You can also look for an adviser who’s from the part of the world you want your money to change. They may be a generation younger. Their skin may not be the colour of yours. They may be Muslim or gay or any other minority – especially in a city like Toronto where the visible minority is actually an all-too-invisible majority. Believe me, they know all about responsible investing. They’ve lived it. It’s time they be given a chance to invest it.
The good news is, things are already starting to change. On Tuesday the NASDAQ exchange in New York asked the Securities and Exchange Commission to insist that all 3,300 of its member companies publicly disclose diversity statistics about their boards of directors, and have at least two ‘diverse’ directors.
How many NASDAQ companies do this now?
Less than a quarter of them.
It’s a start.
3 thoughts on “The Plague-Ground – Who do elephants like to sleep with? Elephants.”

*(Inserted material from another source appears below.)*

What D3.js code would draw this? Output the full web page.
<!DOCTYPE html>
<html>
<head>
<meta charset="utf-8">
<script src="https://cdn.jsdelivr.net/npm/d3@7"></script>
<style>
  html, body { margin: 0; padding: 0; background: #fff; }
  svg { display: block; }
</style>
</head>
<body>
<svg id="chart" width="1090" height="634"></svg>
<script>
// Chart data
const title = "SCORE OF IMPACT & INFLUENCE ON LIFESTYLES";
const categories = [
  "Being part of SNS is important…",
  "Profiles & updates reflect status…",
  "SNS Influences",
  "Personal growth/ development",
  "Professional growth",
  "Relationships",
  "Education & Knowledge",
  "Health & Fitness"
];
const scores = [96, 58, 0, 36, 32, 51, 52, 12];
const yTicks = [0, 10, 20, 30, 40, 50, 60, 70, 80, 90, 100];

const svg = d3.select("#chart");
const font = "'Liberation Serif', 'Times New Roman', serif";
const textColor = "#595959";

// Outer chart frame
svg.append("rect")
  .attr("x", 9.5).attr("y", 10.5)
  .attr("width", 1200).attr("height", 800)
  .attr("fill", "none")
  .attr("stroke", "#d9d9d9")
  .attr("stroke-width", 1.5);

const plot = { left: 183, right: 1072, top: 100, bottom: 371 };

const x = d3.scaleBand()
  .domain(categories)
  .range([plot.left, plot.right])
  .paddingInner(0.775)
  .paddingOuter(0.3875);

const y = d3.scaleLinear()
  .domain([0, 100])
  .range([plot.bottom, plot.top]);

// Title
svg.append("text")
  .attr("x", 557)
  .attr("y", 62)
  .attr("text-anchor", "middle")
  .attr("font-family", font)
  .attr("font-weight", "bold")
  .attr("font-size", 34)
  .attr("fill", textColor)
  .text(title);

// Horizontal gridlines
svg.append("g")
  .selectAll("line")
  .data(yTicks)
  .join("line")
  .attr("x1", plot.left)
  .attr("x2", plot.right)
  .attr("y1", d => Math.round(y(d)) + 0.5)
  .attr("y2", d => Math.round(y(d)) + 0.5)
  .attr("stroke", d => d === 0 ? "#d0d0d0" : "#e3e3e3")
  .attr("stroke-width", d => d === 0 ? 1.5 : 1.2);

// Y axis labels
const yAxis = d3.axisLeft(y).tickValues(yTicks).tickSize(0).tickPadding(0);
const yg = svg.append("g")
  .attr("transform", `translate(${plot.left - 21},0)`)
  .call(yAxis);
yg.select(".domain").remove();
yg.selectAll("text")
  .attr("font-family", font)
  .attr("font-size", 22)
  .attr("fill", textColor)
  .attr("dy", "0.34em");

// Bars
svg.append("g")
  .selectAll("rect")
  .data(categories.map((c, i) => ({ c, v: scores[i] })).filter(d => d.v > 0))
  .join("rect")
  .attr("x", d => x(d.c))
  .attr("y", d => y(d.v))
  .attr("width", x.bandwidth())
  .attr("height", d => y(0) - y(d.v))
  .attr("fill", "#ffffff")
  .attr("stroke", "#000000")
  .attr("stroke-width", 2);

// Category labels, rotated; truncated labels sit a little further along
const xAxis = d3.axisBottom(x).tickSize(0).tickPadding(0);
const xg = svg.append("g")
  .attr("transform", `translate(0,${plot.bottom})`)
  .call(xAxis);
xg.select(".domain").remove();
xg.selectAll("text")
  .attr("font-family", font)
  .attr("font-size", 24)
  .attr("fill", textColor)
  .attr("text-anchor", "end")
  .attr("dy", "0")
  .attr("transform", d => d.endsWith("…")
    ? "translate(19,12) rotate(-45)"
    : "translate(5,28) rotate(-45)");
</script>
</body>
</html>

I wish you had a “like” button.
Bob – as an investment advisor I take offense at your comment that “we are paid to sustain the status quo” – it’s so unlike you to make a blanket statement .

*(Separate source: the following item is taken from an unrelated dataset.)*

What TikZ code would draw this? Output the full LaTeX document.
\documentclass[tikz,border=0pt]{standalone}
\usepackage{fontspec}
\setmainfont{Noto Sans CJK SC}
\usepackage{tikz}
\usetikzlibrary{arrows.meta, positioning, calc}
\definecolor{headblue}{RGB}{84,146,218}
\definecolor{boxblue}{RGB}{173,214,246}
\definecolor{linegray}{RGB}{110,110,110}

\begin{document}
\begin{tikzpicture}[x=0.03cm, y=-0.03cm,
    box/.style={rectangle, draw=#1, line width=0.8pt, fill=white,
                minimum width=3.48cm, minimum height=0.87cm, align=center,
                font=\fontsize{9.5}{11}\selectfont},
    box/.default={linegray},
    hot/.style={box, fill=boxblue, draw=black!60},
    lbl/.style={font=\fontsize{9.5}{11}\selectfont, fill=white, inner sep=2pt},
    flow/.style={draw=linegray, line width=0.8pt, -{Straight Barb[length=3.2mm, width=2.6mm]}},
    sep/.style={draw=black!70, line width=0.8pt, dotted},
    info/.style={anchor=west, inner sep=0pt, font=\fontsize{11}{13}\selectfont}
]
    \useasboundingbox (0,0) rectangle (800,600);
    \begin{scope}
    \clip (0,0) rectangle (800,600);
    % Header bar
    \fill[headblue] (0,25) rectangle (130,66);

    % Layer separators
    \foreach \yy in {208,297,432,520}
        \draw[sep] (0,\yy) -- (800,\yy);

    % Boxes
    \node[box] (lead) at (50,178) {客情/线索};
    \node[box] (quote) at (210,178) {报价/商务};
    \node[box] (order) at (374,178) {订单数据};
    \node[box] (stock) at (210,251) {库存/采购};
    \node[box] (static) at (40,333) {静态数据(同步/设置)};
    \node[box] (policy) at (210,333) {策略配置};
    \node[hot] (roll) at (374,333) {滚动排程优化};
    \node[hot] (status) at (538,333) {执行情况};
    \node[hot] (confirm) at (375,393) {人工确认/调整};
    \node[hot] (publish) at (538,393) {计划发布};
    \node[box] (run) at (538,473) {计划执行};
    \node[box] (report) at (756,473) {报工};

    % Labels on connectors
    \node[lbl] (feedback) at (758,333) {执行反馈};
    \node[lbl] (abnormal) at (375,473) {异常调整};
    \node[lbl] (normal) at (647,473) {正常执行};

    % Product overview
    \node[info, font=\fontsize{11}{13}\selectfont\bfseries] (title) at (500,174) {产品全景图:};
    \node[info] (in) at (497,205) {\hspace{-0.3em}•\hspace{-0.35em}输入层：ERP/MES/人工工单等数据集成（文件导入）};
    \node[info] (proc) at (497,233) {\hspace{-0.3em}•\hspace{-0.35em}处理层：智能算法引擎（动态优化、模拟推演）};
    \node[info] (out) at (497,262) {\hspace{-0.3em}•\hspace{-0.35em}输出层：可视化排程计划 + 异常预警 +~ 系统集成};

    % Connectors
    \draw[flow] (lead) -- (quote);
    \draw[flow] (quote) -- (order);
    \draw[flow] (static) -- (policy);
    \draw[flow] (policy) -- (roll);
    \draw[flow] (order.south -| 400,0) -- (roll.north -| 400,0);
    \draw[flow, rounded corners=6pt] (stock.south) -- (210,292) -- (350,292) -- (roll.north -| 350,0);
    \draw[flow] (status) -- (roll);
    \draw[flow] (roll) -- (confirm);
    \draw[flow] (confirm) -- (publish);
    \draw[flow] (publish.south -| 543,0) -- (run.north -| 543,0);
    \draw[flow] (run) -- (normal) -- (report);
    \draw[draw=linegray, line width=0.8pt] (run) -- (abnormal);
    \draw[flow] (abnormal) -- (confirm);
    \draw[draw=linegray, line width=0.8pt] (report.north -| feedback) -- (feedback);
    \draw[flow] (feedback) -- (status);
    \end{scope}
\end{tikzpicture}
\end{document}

Good investment advisors- and there are many out there – do not sustain the status quo — they have to change with the times otherwise they aren’t very good money managers and they will lose clients. What worked yesterday does not necessarily work today. Good advisors are on top of the new and even more importantly aware of what their clients want. Also good advisors educate their clients.
I am the first to criticize our industry , god know there is a lot that’s wrong with it.. But one could say that of many professions – medicine, lawyers, accountants. It almost always comes down to the individual.
And your comment to look for a an advisor who’s from that part of the world … “they may be younger” not only smacks of ageism but ignores the fact that economic intuition CAN ONLY BE GAINED by years of experience and – full disclosure to those who don’t know me I am 63 years old so I might be bias- but our industry has a terrible habit of “creating investments’ that the consumer wants — but are not necessarily good for the client that’s where experience is so important. Having been an advisor for 35 years, I have witnessed many younger advisors get themselves and their clients in trouble because they lack that very experience to truly analyze the consequences of “the latest/hottest new idea” that has come to market.
I could go on forever — but let me say one last thing — if you think that of your advisor — than you should move your investments to Dennis and myself.
I quote: “By a very long-shot, the people who decide where money is invested and raised are SWMs – Straight White Men. No surprise, then, that this capital is deployed to people and enterprises owned and run by SWMs.”
Bob, I read your statement at 8 this morning, was angry, but took time to cool off. At noon, I’m still angered by it. So I’ll comment.
White and Male can be observed. But who asked those same men if they were straight?
Is this an assumption, or where these White men asked about their sexual orientation? What bearing does a person’s sexual orientation have on their business acumen or lack thereof?
Where do I sign up as an “WSDE” (White Straight Dame Elder) in case someone wants to make another idiotic classification?
“SWM.” A reprehensible acronym in your blog.